A nova corporação levou pouquíssimos integrantes da antiga polícia imperial. Trouxe gente do Exército e iniciou o treinamento à vista do público, na atual Praça da República, no centro do Rio.

A nova polícia teve recursos para se reformar. Mesmo num tempo de grande crise econômica e com um governo fraco (a Regência Trina durou pouco), o novo comandante conseguiu superar contingenciamentos e cortes orçamentários. Luiz Alves já se revelava bom político. Outra explicação: conseguira a prioridade por ser filho de um dos regentes do Império. A verdade histórica é que a reforma da segurança se realizou. Na política, o regente-pai derrubou seus dois colegas e ficou titular da Regência Uma, que durou (com alternância no poder) até a Maioridade de Dom Pedro, em 1840.

Voltando ao projeto do futuro Duque de Caxias: Luiz Alves já naquele tempo tinha noções da importância da comunicação social como meio de atrair apoio da população a seus projetos. Na praça, então chamada Campo de Santana, era programa recreativo a população assistir aos novos guardas marchando em ordem unida, adquirindo garbo e precisão.

Os policiais fardados, que antes eram vistos em andrajos, ganharam uniformes novinhos, com designs modernos e muito bem cortados. O novo comandante dizia que isto era essencial para que a população reconhecesse no policial um homem limpo, saudável, elegante e com amor próprio à vista; por outro lado, a policial deveria sentir orgulho de sua corporação, confiar em seus camaradas, sentir e captar o respeito e admiração do povo da cidade.

Foi o que aconteceu, pois embora não se encontre muitas informações históricas sobre a atuação dos “permanentes”, como eram chamados os policiais de Caxias, também não se fala de desordem nem de insegurança.

Na verdade, o resultado mais surpreendente desse período de formação da nova corporação foi que uma mocinha da alta nobreza, Ana Luiza do Loreto Carneiro Vianna, que todos os dias ia para a janela do palacete da família assistir às evoluções dos guardas em treinamento na praça, acabou por atrair a atenção de seu comandante, a ponto de, meses depois, os dois se casarem.

A família da noiva de início se opôs.
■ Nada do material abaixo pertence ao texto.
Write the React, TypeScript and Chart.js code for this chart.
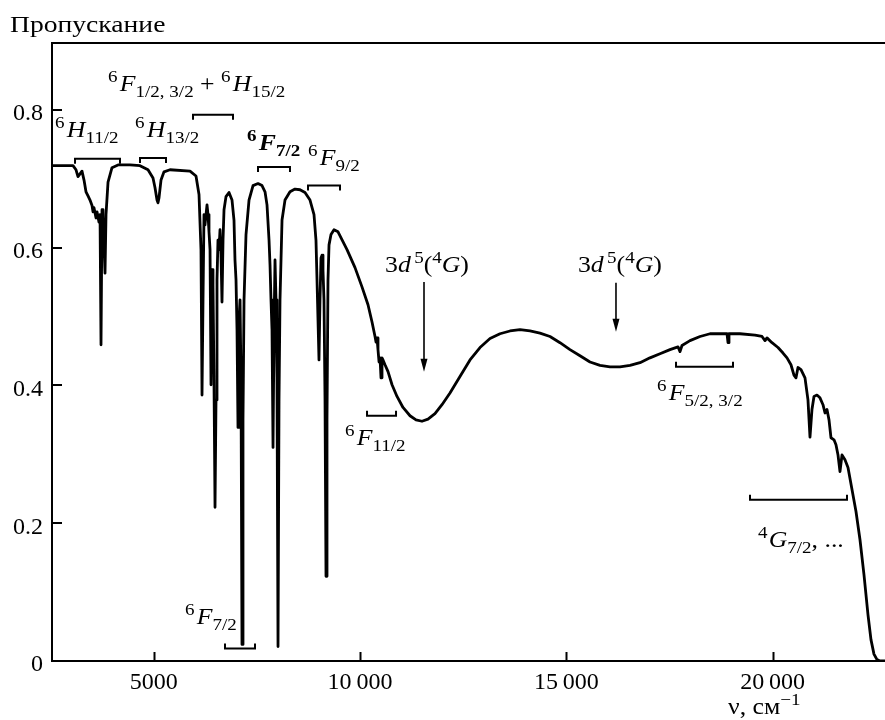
import React, { useEffect, useRef } from 'react';
import { Chart, registerables } from 'chart.js';

Chart.register(...registerables);

// ---- data ----
const wavenumbers = [2535,3044,3117,3165,3214,3262,3311,3359,3408,3456,3505,3529,3553,3602,3626,3674,3699,3723,3747,3771,3820,3844,3893,3989,4135,4426,4668,4862,4983,5032,5080,5104,5128,5177,5250,5395,5880,6025,6098,6146,6171,6195,6219,6243,6268,6292,6316,6340,6365,6389,6413,6437,6461,6486,6510,6534,6558,6583,6607,6631,6655,6680,6704,6752,6825,6898,6946,6970,6995,7019,7043,7067,7092,7116,7140,7164,7189,7237,7310,7407,7528,7625,7698,7746,7795,7819,7843,7867,7892,7916,7940,7964,7988,8013,8037,8061,8110,8182,8303,8425,8546,8667,8788,8885,8933,8958,8982,9006,9030,9055,9079,9103,9127,9152,9176,9200,9224,9249,9297,9370,9467,9685,9879,10048,10194,10291,10364,10388,10412,10436,10461,10485,10509,10533,10558,10606,10679,10776,10897,11042,11212,11357,11502,11648,11817,11987,12181,12423,12666,12908,13151,13393,13635,13878,14120,14362,14605,14847,15089,15332,15574,15817,16059,16301,16544,16786,17028,17271,17513,17707,17756,17804,17998,18241,18483,18725,18895,18919,18943,19210,19573,19743,19816,19864,19985,20131,20252,20349,20445,20518,20567,20615,20688,20785,20857,20906,20954,21003,21075,21148,21221,21270,21318,21367,21415,21488,21536,21585,21633,21682,21754,21827,21924,22021,22118,22215,22312,22384,22457,22530,22602,22724];

const transmission = [0.719,0.719,0.713,0.703,0.707,0.711,0.698,0.681,0.675,0.669,0.661,0.652,0.658,0.643,0.652,0.637,0.648,0.459,0.655,0.648,0.563,0.648,0.695,0.716,0.720,0.720,0.719,0.713,0.701,0.687,0.669,0.665,0.672,0.698,0.710,0.713,0.711,0.704,0.677,0.597,0.386,0.524,0.648,0.633,0.648,0.662,0.648,0.623,0.597,0.401,0.568,0.546,0.408,0.223,0.379,0.553,0.611,0.597,0.626,0.590,0.521,0.611,0.655,0.674,0.680,0.669,0.640,0.582,0.553,0.481,0.339,0.495,0.524,0.408,0.024,0.350,0.524,0.619,0.669,0.690,0.693,0.690,0.681,0.662,0.611,0.575,0.524,0.481,0.310,0.481,0.582,0.524,0.408,0.021,0.379,0.524,0.640,0.669,0.681,0.685,0.684,0.680,0.669,0.648,0.611,0.553,0.495,0.437,0.524,0.585,0.589,0.567,0.524,0.379,0.123,0.350,0.553,0.604,0.619,0.626,0.623,0.597,0.571,0.543,0.517,0.492,0.471,0.463,0.469,0.452,0.434,0.440,0.411,0.440,0.437,0.430,0.420,0.401,0.384,0.368,0.356,0.350,0.348,0.351,0.359,0.372,0.389,0.413,0.437,0.455,0.468,0.475,0.479,0.481,0.479,0.476,0.471,0.462,0.452,0.443,0.434,0.429,0.427,0.427,0.429,0.433,0.440,0.446,0.452,0.456,0.449,0.458,0.465,0.471,0.475,0.475,0.475,0.462,0.475,0.475,0.473,0.471,0.465,0.469,0.462,0.455,0.447,0.440,0.430,0.415,0.411,0.426,0.423,0.411,0.379,0.325,0.365,0.384,0.386,0.382,0.372,0.360,0.365,0.350,0.324,0.321,0.314,0.299,0.275,0.299,0.292,0.281,0.249,0.217,0.176,0.125,0.067,0.031,0.010,0.002,0.000,0.000];

const xTickValues = [5000, 10000, 15000, 20000];
const xTickLabels = ['5000', '10\u2009000', '15\u2009000', '20\u2009000'];
const yTickValues = [0, 0.2, 0.4, 0.6, 0.8];
const yTickLabels = ['0', '0.2', '0.4', '0.6', '0.8'];

const xRange = [2535, 22724];
const yRange = [0, 0.897];

const yTitle = 'Пропускание';

// term labels: [text, kind]; kind r=regular, i=italic, bi=bold italic, sup/sub, bsup/bsub, g=gap(px)
type Seg = [string, string];
const termLabels: { x: number; y: number; segs: Seg[] }[] = [
  { x: 2608, y: 0.761, segs: [['6', 'sup'], ['2', 'g'], ['H', 'i'], ['11/2', 'sub']] },
  { x: 4547, y: 0.761, segs: [['6', 'sup'], ['2', 'g'], ['H', 'i'], ['13/2', 'sub']] },
  { x: 3892, y: 0.827, segs: [['6', 'sup'], ['2', 'g'], ['F', 'i'], ['1/2, 3/2', 'sub'], [' + ', 'r'], ['6', 'sup'], ['2', 'g'], ['H', 'i'], ['15/2', 'sub']] },
  { x: 7261, y: 0.742, segs: [['6', 'bsup'], ['2', 'g'], ['F', 'bi'], ['7/2', 'bsub']] },
  { x: 8740, y: 0.720, segs: [['6', 'sup'], ['2', 'g'], ['F', 'i'], ['9/2', 'sub']] },
  { x: 10606, y: 0.564, segs: [['3', 'r'], ['d', 'i'], ['3', 'g'], ['5', 'sup'], ['(', 'r'], ['4', 'sup'], ['G', 'i'], [')', 'r']] },
  { x: 15283, y: 0.564, segs: [['3', 'r'], ['d', 'i'], ['3', 'g'], ['5', 'sup'], ['(', 'r'], ['4', 'sup'], ['G', 'i'], [')', 'r']] },
  { x: 9636, y: 0.313, segs: [['6', 'sup'], ['2', 'g'], ['F', 'i'], ['11/2', 'sub']] },
  { x: 5759, y: 0.053, segs: [['6', 'sup'], ['2', 'g'], ['F', 'i'], ['7/2', 'sub']] },
  { x: 17198, y: 0.379, segs: [['6', 'sup'], ['2', 'g'], ['F', 'i'], ['5/2, 3/2', 'sub']] },
  { x: 19646, y: 0.165, segs: [['4', 'sup'], ['1', 'g'], ['G', 'i'], ['7/2', 'sub'], [', ...', 'r']] },
];

// brackets: x1, x2 (cm^-1), y, dir (+1 ticks down, -1 ticks up)
const brackets = [
  { x1: 3093, x2: 4183, y: 0.729, dir: 1 },
  { x1: 4668, x2: 5298, y: 0.730, dir: 1 },
  { x1: 5953, x2: 6922, y: 0.793, dir: 1 },
  { x1: 7528, x2: 8303, y: 0.717, dir: 1 },
  { x1: 8740, x2: 9515, y: 0.690, dir: 1 },
  { x1: 6728, x2: 7455, y: 0.018, dir: -1 },
  { x1: 10170, x2: 10873, y: 0.356, dir: -1 },
  { x1: 17659, x2: 19040, y: 0.427, dir: -1 },
  { x1: 19452, x2: 21803, y: 0.234, dir: -1 },
];

const arrows = [
  { x: 11551, y1: 0.550, y2: 0.420 },
  { x: 16204, y1: 0.549, y2: 0.478 },
];

const FAMILY = '"Liberation Serif", "Times New Roman", serif';
const BASE = 23;
const SMALL = 17;
const STRETCH = 1.12;

const STYLES: Record<string, { font: string; dy: number }> = {
  r: { font: `${BASE}px ${FAMILY}`, dy: 0 },
  i: { font: `italic ${BASE}px ${FAMILY}`, dy: 0 },
  bi: { font: `italic bold ${BASE}px ${FAMILY}`, dy: 0 },
  sup: { font: `${SMALL}px ${FAMILY}`, dy: -9 },
  sub: { font: `${SMALL}px ${FAMILY}`, dy: 6 },
  bsup: { font: `bold ${SMALL}px ${FAMILY}`, dy: -9 },
  bsub: { font: `bold ${SMALL}px ${FAMILY}`, dy: 6 },
};

function drawRich(ctx: CanvasRenderingContext2D, segs: Seg[], x: number, y: number) {
  ctx.save();
  ctx.translate(x, y);
  ctx.scale(STRETCH, 1);
  ctx.textAlign = 'left';
  ctx.textBaseline = 'alphabetic';
  ctx.fillStyle = '#000';
  let cx = 0;
  for (const [text, kind] of segs) {
    if (kind === 'g') {
      cx += parseFloat(text);
      continue;
    }
    const st = STYLES[kind];
    ctx.font = st.font;
    ctx.fillText(text, cx, st.dy);
    cx += ctx.measureText(text).width;
  }
  ctx.restore();
}

const decorPlugin = {
  id: 'decor',
  afterDraw(chart: any) {
    const { ctx, chartArea: a, scales } = chart;
    const xs = scales.x;
    const ys = scales.y;
    ctx.save();
    ctx.strokeStyle = '#000';
    ctx.fillStyle = '#000';
    ctx.lineWidth = 2;
    ctx.lineCap = 'butt';
    // top frame line
    ctx.beginPath();
    ctx.moveTo(a.left - 1, a.top);
    ctx.lineTo(a.right, a.top);
    ctx.stroke();
    // inward ticks
    for (const t of xs.ticks) {
      const px = Math.round(xs.getPixelForValue(t.value)) + 0.5;
      ctx.beginPath();
      ctx.moveTo(px, a.bottom);
      ctx.lineTo(px, a.bottom - 9);
      ctx.stroke();
    }
    for (const t of ys.ticks) {
      const py = Math.round(ys.getPixelForValue(t.value));
      ctx.beginPath();
      ctx.moveTo(a.left, py);
      ctx.lineTo(a.left + 10, py);
      ctx.stroke();
    }
    // brackets
    for (const b of brackets) {
      const x1 = xs.getPixelForValue(b.x1);
      const x2 = xs.getPixelForValue(b.x2);
      const yy = ys.getPixelForValue(b.y);
      ctx.beginPath();
      ctx.moveTo(x1, yy + 5 * b.dir);
      ctx.lineTo(x1, yy);
      ctx.lineTo(x2, yy);
      ctx.lineTo(x2, yy + 5 * b.dir);
      ctx.stroke();
    }
    // arrows
    for (const ar of arrows) {
      const px = xs.getPixelForValue(ar.x);
      const p1 = ys.getPixelForValue(ar.y1);
      const p2 = ys.getPixelForValue(ar.y2);
      ctx.lineWidth = 1.6;
      ctx.beginPath();
      ctx.moveTo(px, p1);
      ctx.lineTo(px, p2 - 10);
      ctx.stroke();
      ctx.beginPath();
      ctx.moveTo(px, p2);
      ctx.lineTo(px - 3.5, p2 - 13);
      ctx.lineTo(px + 3.5, p2 - 13);
      ctx.closePath();
      ctx.fill();
    }
    // term labels
    for (const l of termLabels) {
      drawRich(ctx, l.segs, xs.getPixelForValue(l.x), ys.getPixelForValue(l.y));
    }
    // y title
    ctx.save();
    ctx.translate(10, 32);
    ctx.scale(1.2, 1);
    ctx.font = `${BASE}px ${FAMILY}`;
    ctx.textAlign = 'left';
    ctx.textBaseline = 'alphabetic';
    ctx.fillText(yTitle, 0, 0);
    ctx.restore();
    // x title: ν, см⁻¹
    drawRich(ctx, [['ν, см', 'r'], ['−1', 'sup']], 728, 714);
    ctx.restore();
  },
};

export default function App() {
  const ref = useRef<HTMLCanvasElement | null>(null);
  useEffect(() => {
    if (!ref.current) return;
    const n = Math.min(wavenumbers.length, transmission.length);
    const pts = [] as { x: number; y: number }[];
    for (let i = 0; i < n; i++) pts.push({ x: wavenumbers[i], y: transmission[i] });
    const tickFont = { family: FAMILY, size: 24 };
    const chart = new Chart(ref.current, {
      type: 'line',
      data: {
        datasets: [
          {
            data: pts,
            borderColor: '#000',
            borderWidth: 2.8,
            pointRadius: 0,
            tension: 0,
            borderJoinStyle: 'round',
            borderCapStyle: 'round',
            fill: false,
          } as any,
        ],
      },
      options: {
        animation: false,
        responsive: false,
        maintainAspectRatio: false,
        devicePixelRatio: 1,
        layout: { padding: { top: 43, left: 0, right: 0, bottom: 0 } },
        plugins: { legend: { display: false }, tooltip: { enabled: false }, title: { display: false } },
        scales: {
          x: {
            type: 'linear',
            min: xRange[0],
            max: xRange[1],
            grid: { display: false, drawTicks: false },
            border: { display: true, color: '#000', width: 2 },
            ticks: {
              color: '#000',
              font: tickFont,
              padding: 7,
              maxRotation: 0,
              autoSkip: false,
              callback: (_v: any, i: number) => xTickLabels[i] ?? '',
            },
            afterBuildTicks: (s: any) => {
              s.ticks = xTickValues.map((v) => ({ value: v }));
            },
            afterFit: (s: any) => {
              s.height = 59;
            },
          },
          y: {
            type: 'linear',
            min: yRange[0],
            max: yRange[1],
            grid: { display: false, drawTicks: false },
            border: { display: true, color: '#000', width: 2 },
            ticks: {
              color: '#000',
              font: tickFont,
              padding: 9,
              labelOffset: 4,
              autoSkip: false,
              callback: (_v: any, i: number) => yTickLabels[i] ?? '',
            },
            afterBuildTicks: (s: any) => {
              s.ticks = yTickValues.map((v) => ({ value: v }));
            },
            afterFit: (s: any) => {
              s.width = 52;
            },
          },
        },
      },
      plugins: [decorPlugin],
    });
    return () => chart.destroy();
  }, []);
  return (
    <div style={{ position: 'absolute', left: 0, top: 0, width: 885, height: 720, background: '#fff' }}>
      <canvas ref={ref} width={885} height={720} style={{ width: 885, height: 720, display: 'block' }} />
    </div>
  );
}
Naquela sociedade, oficiais do Exército não eram bem vistos nas altas rodas da nobreza e Luís Alves vinha de uma estirpe de militares há muitas gerações, filho, neto, bisneto, sobrinho, irmão e primo de generais, uma linhagem que vinha desde Portugal e depois foi incorporada pelo Brasil independente. Com o casamento o jovem tenente-coronel passou a frequentar as altas rodas. Além disso, e de sua fama de espadachim, foi nomeado instrutor de esgrima do imperador-menino. Entrou para a corte.

Depois disso, já na República, os governos usaram métodos drásticos para combater a criminalidade, enviando para os confins da Amazônia os então chamados elementos “indesejáveis à ordem pública”, antecipando em décadas os famosos gulags criados por Stalin nos ermos da Sibéria.

Os primeiros campos de concentração para presos comuns e políticos foram criados ainda no governo do vice-presidente em exercício Floriano Peixoto, em 1893. Apropriadamente cognominado ”Marechal de Ferro”, mandou a população carcerária (quase todos negros, os chamados “capoeiras”, acusados de tramar o regresso da princesa Isabel) do recém-criado Distrito Federal para campos de concentração instalados em Tabatinga e São Joaquim do Rio Branco, no estado do Amazonas.

O caso mais dramático se deu no governo do presidente Arthur Bernardes, em 1924. Nesse ano os militares rebeldes do Levante Tenentista de 1922 e 24, anarquistas e demais dissidentes foram confinados no extremo norte, na fronteira com a Guiana Francesa. O final desse campo foi terrível, com a morte de quase todos os prisioneiros, apagado da historiografia brasileira.